Think for a moment about your time in the in the pew, what has changed over the years? What are traditions that you miss? What are traditions that you might be glad they are gone? I think often we think of Christianity as fixed, but the reality is there has been an ongoing undercurrent of cultural change, because the goal for our faith is to speak into the culture.  For example, I think many of us would probably assume that as Presbyterians we have always celebrated Christmas in a similar way for centuries.  The reality is the holiday was very controversial mostly for its connections to Catholicism and the 12 days of Christmas feasting and drinking that were associated with it.  John Calvin was actually pretty mixed on the practice. He strongly disliked the feasting and discouraged people from participating in that exuberance. But he was profoundly attached to reflecting on the nativity. He would set aside his regular preaching practice to hold sermons on the nativity. Many reformed congregations did not celebrate the holiday and if they did it was often moved to the closest Sunday. Calvin felt that it was a matter of Christian liberty and while in the city of Geneva he encouraged people to observe the holy day in the morning and then allow the shops to be open in the afternoon. However, after Calvin’s death other reformers were not as hospitable to the practice, and it was banned in Geneva and in 1640 Scottish Presbyterians abolished in Scotland. [2]  In the Massachusetts Bay Colony you could be charged with disturbing the peace for celebrating it.  Presbyterians in Philadelphia only began to adopt the holiday again when pastors started to see members of their own congregations attending Anglican Churches on Christmas day[3]. I don’t tell you this to dampen your spirits or lessen the impact of celebrating the birth of Christ. I tell you this because I think at times the church has gotten confused on its role, confused about what is important and it has led to people moving away from the church. I also believe what the Gospel of John is telling this day is the most important.

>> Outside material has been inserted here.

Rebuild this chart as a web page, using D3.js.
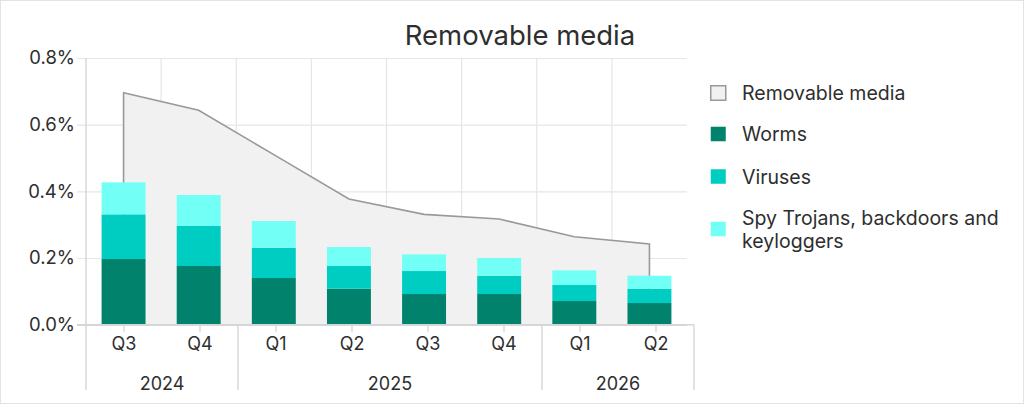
<!DOCTYPE html>
<html>
<head>
<meta charset="utf-8">
<script src="https://cdn.jsdelivr.net/npm/d3@7"></script>
<style>
  body { margin: 0; background: #fff; }
  text { font-family: Inter, "Open Sans", sans-serif; fill: #2e2e2e; }
</style>
</head>
<body>
<svg id="chart" width="1024" height="404"></svg>
<script>
// data (values in percent)
var quarters = ["Q3", "Q4", "Q1", "Q2", "Q3", "Q4", "Q1", "Q2"];
var yearLabels = ["2024", "2025", "2026"];
var yearSpans = [2, 4, 2];
var removableMedia = [0.696, 0.643, 0.510, 0.377, 0.331, 0.317, 0.264, 0.242];
var worms = [0.197, 0.176, 0.140, 0.108, 0.092, 0.092, 0.071, 0.065];
var viruses = [0.134, 0.120, 0.091, 0.068, 0.069, 0.055, 0.048, 0.043];
var spyTrojans = [0.096, 0.093, 0.080, 0.057, 0.050, 0.053, 0.044, 0.039];
var yTicks = [0, 0.2, 0.4, 0.6, 0.8];

var seriesNames = ["Worms", "Viruses", "Spy Trojans, backdoors and keyloggers"];
var COLORS = ["#00826d", "#00cdc1", "#72fff6"];
var AREA_FILL = "#f1f1f1";
var AREA_STROKE = "#999999";
var GRID = "#e6e6e6";
var AXIS = "#d6d6d6";

var svg = d3.select("#chart");

// frame
svg.append("rect")
  .attr("x", 0.5).attr("y", 0.5)
  .attr("width", 1023).attr("height", 403)
  .attr("fill", "#fff")
  .attr("stroke", "#e3e3e3");

var idx = d3.range(quarters.length);
var y = d3.scaleLinear().domain([0, 0.8]).range([324.7, 58]);
// bars and the area sit on this band scale
var xBar = d3.scaleBand().domain(idx).range([86, 687]);
// the category axis is a touch wider than the plot
var xAxisScale = d3.scaleBand().domain(idx).range([86, 694]);
var barW = xBar.bandwidth() * 0.585;
var cx = function(i) { return xBar(i) + xBar.bandwidth() / 2; };

// vertical gridlines
svg.append("g")
  .selectAll("line")
  .data(idx.slice(1))
  .join("line")
  .attr("x1", function(d) { return xBar(d); })
  .attr("x2", function(d) { return xBar(d); })
  .attr("y1", y(0.8)).attr("y2", y(0))
  .attr("stroke", GRID).attr("stroke-width", 1.2);

// y axis with horizontal gridlines
var yAxis = svg.append("g")
  .attr("transform", "translate(77,0)")
  .call(d3.axisLeft(y)
    .tickValues(yTicks)
    .tickSize(-610)
    .tickPadding(2)
    .tickFormat(function(d) { return d.toFixed(1) + "%"; }));
yAxis.select(".domain").remove();
yAxis.selectAll(".tick line")
  .attr("stroke", function(d) { return d === 0 ? AXIS : GRID; })
  .attr("stroke-width", function(d) { return d === 0 ? 1.6 : 1.2; });
yAxis.selectAll(".tick text")
  .attr("font-size", 18.5)
  .attr("fill", "#2e2e2e");

svg.append("line")
  .attr("x1", 86).attr("x2", 86)
  .attr("y1", y(0.8)).attr("y2", y(0))
  .attr("stroke", AXIS).attr("stroke-width", 1.4);

// removable media area behind the bars
var area = d3.area()
  .x(function(d, i) { return cx(i); })
  .y0(y(0))
  .y1(function(d) { return y(d); });
var line = d3.line()
  .x(function(d, i) { return cx(i); })
  .y(function(d) { return y(d); });

svg.append("path")
  .datum(removableMedia)
  .attr("d", area)
  .attr("fill", AREA_FILL);

var n = removableMedia.length;
svg.append("path")
  .attr("d", "M" + cx(0) + "," + y(0) + "L" + line(removableMedia).slice(1) + "L" + cx(n - 1) + "," + y(0))
  .attr("fill", "none")
  .attr("stroke", AREA_STROKE)
  .attr("stroke-width", 1.6);

// stacked bars
var table = idx.map(function(i) {
  return { i: i, worms: worms[i], viruses: viruses[i], spy: spyTrojans[i] };
});
var stack = d3.stack().keys(["worms", "viruses", "spy"]);
var layers = stack(table);

svg.append("g")
  .selectAll("g")
  .data(layers)
  .join("g")
  .attr("fill", function(d, k) { return COLORS[k]; })
  .selectAll("rect")
  .data(function(d) { return d; })
  .join("rect")
  .attr("x", function(d) { return cx(d.data.i) - barW / 2; })
  .attr("width", barW)
  .attr("y", function(d) { return y(d[1]); })
  .attr("height", function(d) { return y(d[0]) - y(d[1]); });

// x axis line
svg.append("line")
  .attr("x1", 77).attr("x2", 694)
  .attr("y1", y(0)).attr("y2", y(0))
  .attr("stroke", AXIS).attr("stroke-width", 1.6);

// quarter ticks and labels
var xAxis = svg.append("g")
  .attr("transform", "translate(0," + y(0) + ")")
  .call(d3.axisBottom(xAxisScale)
    .tickSize(7)
    .tickPadding(6)
    .tickFormat(function(d) { return quarters[d]; }));
xAxis.select(".domain").remove();
xAxis.selectAll(".tick line").attr("stroke", AXIS).attr("stroke-width", 1.4);
xAxis.selectAll(".tick text").attr("font-size", 18).attr("fill", "#2e2e2e");

// year groups
var bounds = [0];
yearSpans.forEach(function(s, k) { bounds.push(bounds[k] + s); });
var edgeX = function(b) { return b < n ? xAxisScale(b) : xAxisScale.range()[1]; };

svg.append("g")
  .selectAll("line")
  .data(bounds)
  .join("line")
  .attr("x1", edgeX).attr("x2", edgeX)
  .attr("y1", y(0)).attr("y2", 390)
  .attr("stroke", AXIS).attr("stroke-width", 1.4);

svg.append("g")
  .selectAll("text")
  .data(yearLabels)
  .join("text")
  .attr("x", function(d, k) { return (edgeX(bounds[k]) + edgeX(bounds[k + 1])) / 2; })
  .attr("y", 390)
  .attr("text-anchor", "middle")
  .attr("font-size", 18)
  .text(function(d) { return d; });

// title
svg.append("text")
  .attr("x", 520).attr("y", 45)
  .attr("text-anchor", "middle")
  .attr("font-size", 27.5)
  .text("Removable media");

// legend
var legend = svg.append("g").attr("transform", "translate(710,0)");
var legendItems = [
  { label: ["Removable media"], fill: AREA_FILL, stroke: AREA_STROKE, cy: 93 },
  { label: [seriesNames[0]], fill: COLORS[0], stroke: "none", cy: 134 },
  { label: [seriesNames[1]], fill: COLORS[1], stroke: "none", cy: 176.5 },
  { label: ["Spy Trojans, backdoors and", "keyloggers"], fill: COLORS[2], stroke: "none", cy: 229 }
];
var li = legend.selectAll("g")
  .data(legendItems)
  .join("g")
  .attr("transform", function(d) { return "translate(0," + d.cy + ")"; });
li.append("rect")
  .attr("x", 0.75).attr("y", -7.25)
  .attr("width", 15).attr("height", 14.5)
  .attr("fill", function(d) { return d.fill; })
  .attr("stroke", function(d) { return d.stroke; })
  .attr("stroke-width", 1.5);
li.append("text")
  .attr("x", 32)
  .attr("font-size", 19.5)
  .selectAll("tspan")
  .data(function(d) { return d.label.map(function(t, j) { return { t: t, j: j, m: d.label.length }; }); })
  .join("tspan")
  .attr("x", 32)
  .attr("y", function(d) { return 7 + (d.j - (d.m - 1) / 2) * 23; })
  .text(function(d) { return d.t; });
</script>
</body>
</html>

The gospel tells us that the Word has become flesh and lives among us. Another way to understand this is God pitched a tent and moved, purposeful imagery remind us of when God’s people were traveling through the desert, or as The Message translation says, “God moved into the neighborhood”. God did not stay distant , remote and isolated; in Jesus, God chose human weakness, confusion, and pain. God also chose to know joy, happiness, loss, love, grief, and to experience death.

Lauren Winner in her commentary on this text says it this way: “The Incarnation is like a chef, who so loves the meal he is creating that he actually becomes a dish of mashed potatoes.  Or the Incarnation is like a master gardener that loves her roses so much that gradually converts,  her limbs and torso turn a deep green and her head turns into a  thousand silky petals; the love the gardener experiences pulls her into the soil with all the roses that she has tended for years”.[4]

That is the message of our faith that God loves us all, that God loves so much that God could not be contained. God’s love pulled him down to be with us and that is an idea to truly celebrate.